Liberty Mutual Group’s ratings outlook has been bumped up to positive from stable at Fitch Ratings, reflecting an acknowledgment of improved operating performance.
Fitch also affirmed the financial strength ratings of Liberty Mutual and its subsidiaries at ‘A-‘ and its long-term issuer default rating at ‘BBB’.
“Liberty Mutual traditionally generates weaker underwriting results relative to peers; however, this differential has moderately narrowed in recent years,” Fitch explained.
Significantly, Liberty Mutual’s underwriting results have gotten much better in recent years.
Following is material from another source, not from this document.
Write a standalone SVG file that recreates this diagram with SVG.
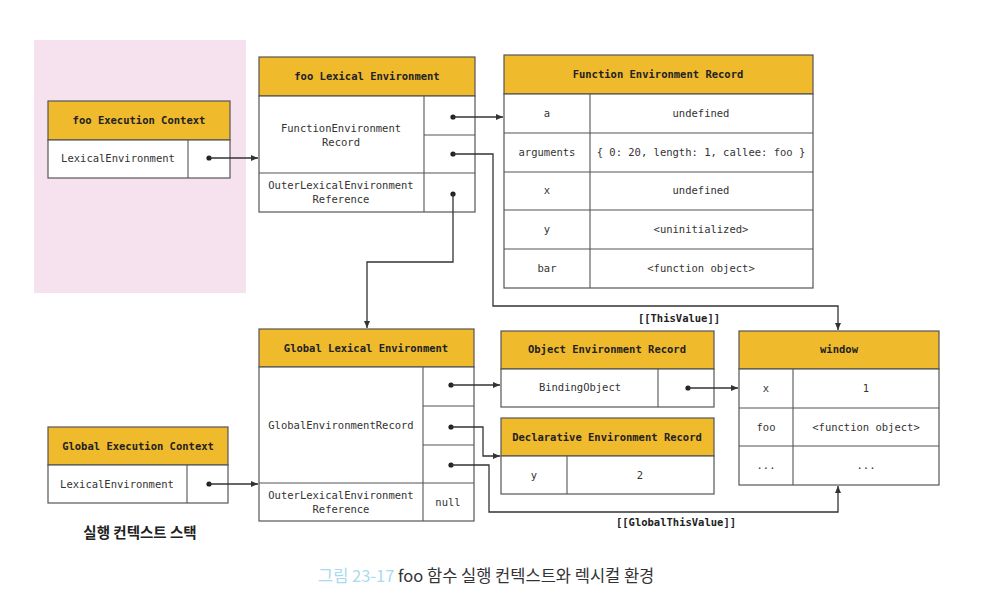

As Fitch noted, it reported a 98.9 consolidated ratio for the first half of 2016, and a 97.8 for the full years of 2015 and 2014.
Liberty Mutual “also reported $110 million and $309 million of favorable reserve development in first half 2016 and for full-year 2015, respectively,” benefiting greatly from reduced exposure to the poorly performing workers’ compensation line of business,” Fitch added.
What’s more, Liberty Mutual is apparently close to meeting a number of factors that could trigger a ratings upgrade, such as if its positive operating performance continues, its financial leverage falls below 28 percent and the company continues to maintain a ‘Strong’ Prism score.
Why were Liberty Mutual Group’s ratings affirmed? Fitch said that was “based on the company’s established and sustainable positions in its chosen markets, benefits derived from the company’s multiple distribution channels, adequate capitalization and financial performance.”
For the 2016 second quarter, Liberty Mutual reported $15 million in net income, down more than 94 percent from $254 million in net income produced during the 2015 second quarter. Liberty Mutual attributed the results to losses from energy investments.